____ SOURCE DATA
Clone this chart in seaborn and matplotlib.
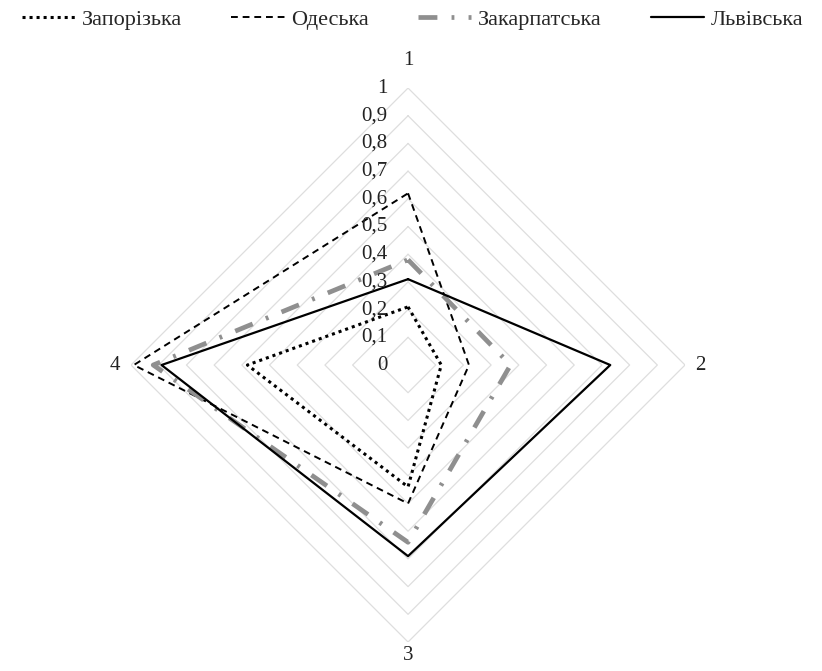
import numpy as np
import matplotlib
matplotlib.use("Agg")
import matplotlib.pyplot as plt
import seaborn as sns

# Data: values on axes 1..4 (top, right, bottom, left)
axis_labels = ["1", "2", "3", "4"]
regions = ["Запорізька", "Одеська", "Закарпатська", "Львівська"]
zaporizka = [0.21, 0.12, 0.44, 0.58]
odeska = [0.62, 0.22, 0.50, 0.99]
zakarpatska = [0.38, 0.37, 0.64, 0.92]
lvivska = [0.31, 0.73, 0.69, 0.89]
tick_values = [0, 0.1, 0.2, 0.3, 0.4, 0.5, 0.6, 0.7, 0.8, 0.9, 1.0]
tick_labels = ["0", "0,1", "0,2", "0,3", "0,4", "0,5", "0,6", "0,7", "0,8", "0,9", "1"]

sns.set_style("white")
plt.rcParams["font.family"] = ["Liberation Serif", "DejaVu Serif"]
plt.rcParams["font.size"] = 15

fig = plt.figure(figsize=(8.22, 6.71), dpi=100)
ax = fig.add_axes([0.1594, 0.0432, 0.674, 0.8256], projection="polar")
ax.set_theta_zero_location("N")
ax.set_theta_direction(-1)

angles = np.linspace(0, 2 * np.pi, len(axis_labels), endpoint=False)
closed = np.append(angles, angles[0])

# diamond grid
for v in tick_values[1:]:
    ax.plot(closed, [v] * len(closed), color="#dedede", lw=0.9, zorder=1)

styles = [
    dict(color="black", linestyle=(0, (1, 1.3)), linewidth=2.2),
    dict(color="black", linestyle=(0, (3.5, 2.5)), linewidth=1.4),
    dict(color="#8f8f8f", linestyle=(0, (4, 3, 0.6, 3)), linewidth=3.4),
    dict(color="black", linestyle="-", linewidth=1.6),
]
series = [zaporizka, odeska, zakarpatska, lvivska]
for name, vals, st in zip(regions, series, styles):
    r = vals + [vals[0]]
    sns.lineplot(x=closed, y=r, ax=ax, sort=False, estimator=None,
                 label=name, zorder=3, **st)

ax.set_ylim(0, 1)
ax.set_xticks([])
ax.set_yticks([])
ax.grid(False)
ax.spines["polar"].set_visible(False)
ax.set_xlabel("")
ax.set_ylabel("")

# radial tick labels beside the top axis
for v, lab in zip(tick_values, tick_labels):
    ax.annotate(lab, xy=(0, v), xytext=(-15, 0), textcoords="offset points",
                ha="right", va="center", fontsize=15, color="#222222")

# axis category labels
label_r = [1.10, 1.055, 1.05, 1.06]
for a, lab, rr in zip(angles, axis_labels, label_r):
    ax.text(a, rr, lab, ha="center", va="center", fontsize=15, color="#222222")

handles, labels = ax.get_legend_handles_labels()
ax.get_legend().remove()
fig.legend(handles, labels, loc="center", bbox_to_anchor=(0.502, 1 - 20 / 671),
           ncol=4, frameon=False, fontsize=16, handlelength=2.4,
           handletextpad=0.3, columnspacing=2.2)

fig.savefig("out.png", dpi=100)
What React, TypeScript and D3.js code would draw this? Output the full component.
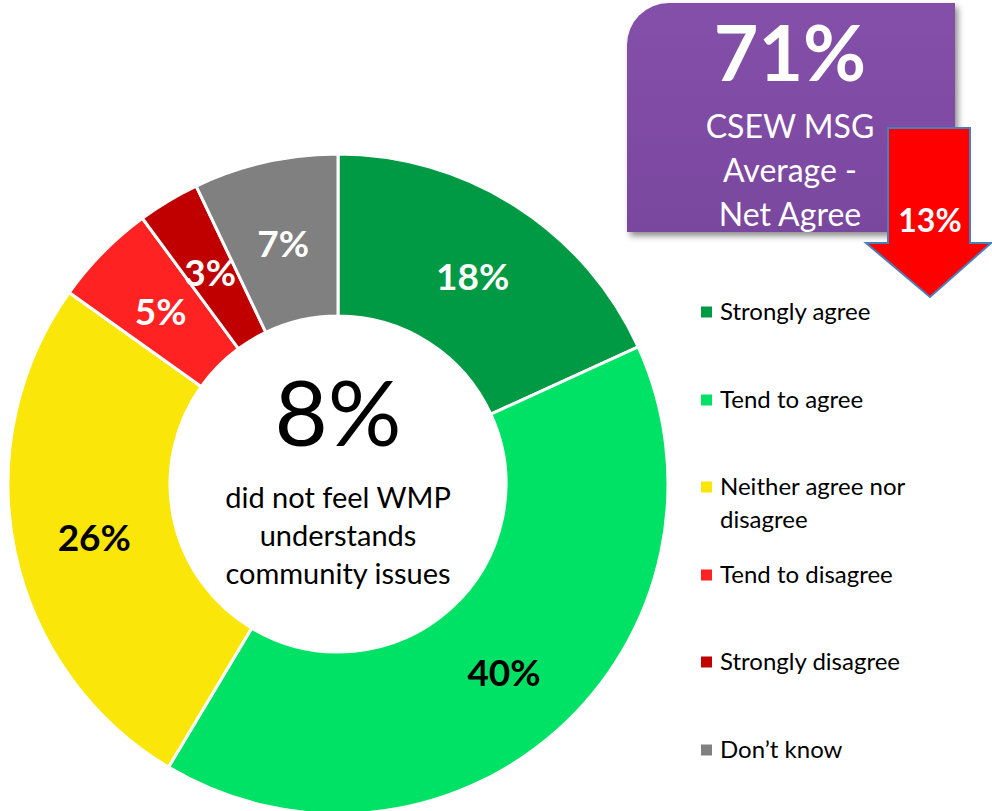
import React from "react";
import * as d3 from "d3";

// Donut data
const categories = [
  "Strongly agree",
  "Tend to agree",
  "Neither agree nor disagree",
  "Tend to disagree",
  "Strongly disagree",
  "Don’t know",
];
const values = [18, 40, 26, 5, 3, 7];
const sliceColors = ["#009A44", "#00E265", "#FAE608", "#FF2222", "#C00000", "#808080"];
const labelColors = ["#fff", "#000", "#000", "#fff", "#fff", "#fff"];
const legendLines = [
  ["Strongly agree"],
  ["Tend to agree"],
  ["Neither agree nor", "disagree"],
  ["Tend to disagree"],
  ["Strongly disagree"],
  ["Don’t know"],
];
const legendRows = [312, 400, 487, 575, 662, 750];

// Callouts
const centerPct = "8%";
const centerText = ["did not feel WMP", "understands", "community issues"];
const boxPct = "71%";
const boxText = ["CSEW MSG", "Average -", "Net Agree"];
const arrowPct = "13%";

const FONT = "Lato, 'Open Sans', sans-serif";

const App: React.FC = () => {
  const width = 992;
  const height = 811;
  const cx = 338;
  const cy = 484;
  const outerR = 330;
  const innerR = 168;

  const pie = d3
    .pie<number>()
    .sort(null)
    .value((d) => d);
  const arcs = pie(values);

  const arc = d3
    .arc<d3.PieArcDatum<number>>()
    .innerRadius(innerR)
    .outerRadius(outerR);

  const labelArc = d3
    .arc<d3.PieArcDatum<number>>()
    .innerRadius((innerR + outerR) / 2)
    .outerRadius((innerR + outerR) / 2);

  // purple box with a rounded top-left corner
  const bx = 627, by = 3, bw = 328, bh = 229, br = 42;
  const boxPath = `M${bx},${by + br} A${br},${br} 0 0 1 ${bx + br},${by} L${bx + bw},${by} L${bx + bw},${by + bh} L${bx},${by + bh} Z`;

  // down arrow
  const arrowPath = "M888,128 L970,128 L970,243 L991,243 L930,297 L866,243 L888,243 Z";

  return (
    <svg
      width={width}
      height={height}
      style={{ position: "absolute", left: 0, top: 0, background: "#fff" }}
      fontFamily={FONT}
    >
      <defs>
        <linearGradient id="boxGrad" x1="0" y1="0" x2="0" y2="1">
          <stop offset="0%" stopColor="#8450A9" />
          <stop offset="100%" stopColor="#7A479F" />
        </linearGradient>
        <filter id="shadow" x="-10%" y="-10%" width="130%" height="130%">
          <feDropShadow dx="3" dy="4" stdDeviation="3" floodColor="#000" floodOpacity="0.45" />
        </filter>
      </defs>

      <g transform={`translate(${cx},${cy})`}>
        {arcs.map((a, i) => (
          <path key={i} d={arc(a) || ""} fill={sliceColors[i]} stroke="#fff" strokeWidth={3} />
        ))}
        {arcs.map((a, i) => {
          const [x, y] = labelArc.centroid(a);
          return (
            <text
              key={"l" + i}
              x={x}
              y={y + 3}
              dy="0.35em"
              textAnchor="middle"
              fontWeight="bold"
              fontSize={37}
              fill={labelColors[i]}
            >
              {values[i]}%
            </text>
          );
        })}
        <text x={0} y={-38} textAnchor="middle" fontSize={92} fill="#000">
          {centerPct}
        </text>
        {centerText.map((t, i) => (
          <text key={t} x={0} y={24 + i * 38} textAnchor="middle" fontSize={29} fill="#000">
            {t}
          </text>
        ))}
      </g>

      {/* Purple callout */}
      <path d={boxPath} fill="url(#boxGrad)" filter="url(#shadow)" />
      <text x={790} y={81} textAnchor="middle" fontSize={77} fontWeight="bold" fill="#fff">
        {boxPct}
      </text>
      {boxText.map((t, i) => (
        <text key={t} x={790} y={138 + i * 44} textAnchor="middle" fontSize={32} fill="#fff">
          {t}
        </text>
      ))}

      {/* Red arrow */}
      <path d={arrowPath} fill="#FF0000" stroke="#4A7EBB" strokeWidth={2} strokeLinejoin="miter" />
      <text x={930} y={232} textAnchor="middle" fontSize={32} fontWeight="bold" fill="#fff">
        {arrowPct}
      </text>

      {/* Legend */}
      {categories.map((c, i) => (
        <g key={c} transform={`translate(701,${legendRows[i]})`}>
          <rect x={0} y={-5.5} width={11} height={11} fill={sliceColors[i]} />
          {legendLines[i].map((t, j) => (
            <text key={t} x={19} y={j * 33} dy="0.35em" fontSize={24} fill="#000">
              {t}
            </text>
          ))}
        </g>
      ))}
    </svg>
  );
};

export default App;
________
Above this task is a listing with pictures in it. Retype only the lines from the one containing "What React, TypeScript" through the one containing "outerR) / 2);", both included, and not the pictures.

What React, TypeScript and D3.js code would draw this? Output the full component.
import React from "react";
import * as d3 from "d3";

// Donut data
const categories = [
  "Strongly agree",
  "Tend to agree",
  "Neither agree nor disagree",
  "Tend to disagree",
  "Strongly disagree",
  "Don’t know",
];
const values = [18, 40, 26, 5, 3, 7];
const sliceColors = ["#009A44", "#00E265", "#FAE608", "#FF2222", "#C00000", "#808080"];
const labelColors = ["#fff", "#000", "#000", "#fff", "#fff", "#fff"];
const legendLines = [
  ["Strongly agree"],
  ["Tend to agree"],
  ["Neither agree nor", "disagree"],
  ["Tend to disagree"],
  ["Strongly disagree"],
  ["Don’t know"],
];
const legendRows = [312, 400, 487, 575, 662, 750];

// Callouts
const centerPct = "8%";
const centerText = ["did not feel WMP", "understands", "community issues"];
const boxPct = "71%";
const boxText = ["CSEW MSG", "Average -", "Net Agree"];
const arrowPct = "13%";

const FONT = "Lato, 'Open Sans', sans-serif";

const App: React.FC = () => {
  const width = 992;
  const height = 811;
  const cx = 338;
  const cy = 484;
  const outerR = 330;
  const innerR = 168;

  const pie = d3
    .pie<number>()
    .sort(null)
    .value((d) => d);
  const arcs = pie(values);

  const arc = d3
    .arc<d3.PieArcDatum<number>>()
    .innerRadius(innerR)
    .outerRadius(outerR);

  const labelArc = d3
    .arc<d3.PieArcDatum<number>>()
    .innerRadius((innerR + outerR) / 2)
    .outerRadius((innerR + outerR) / 2);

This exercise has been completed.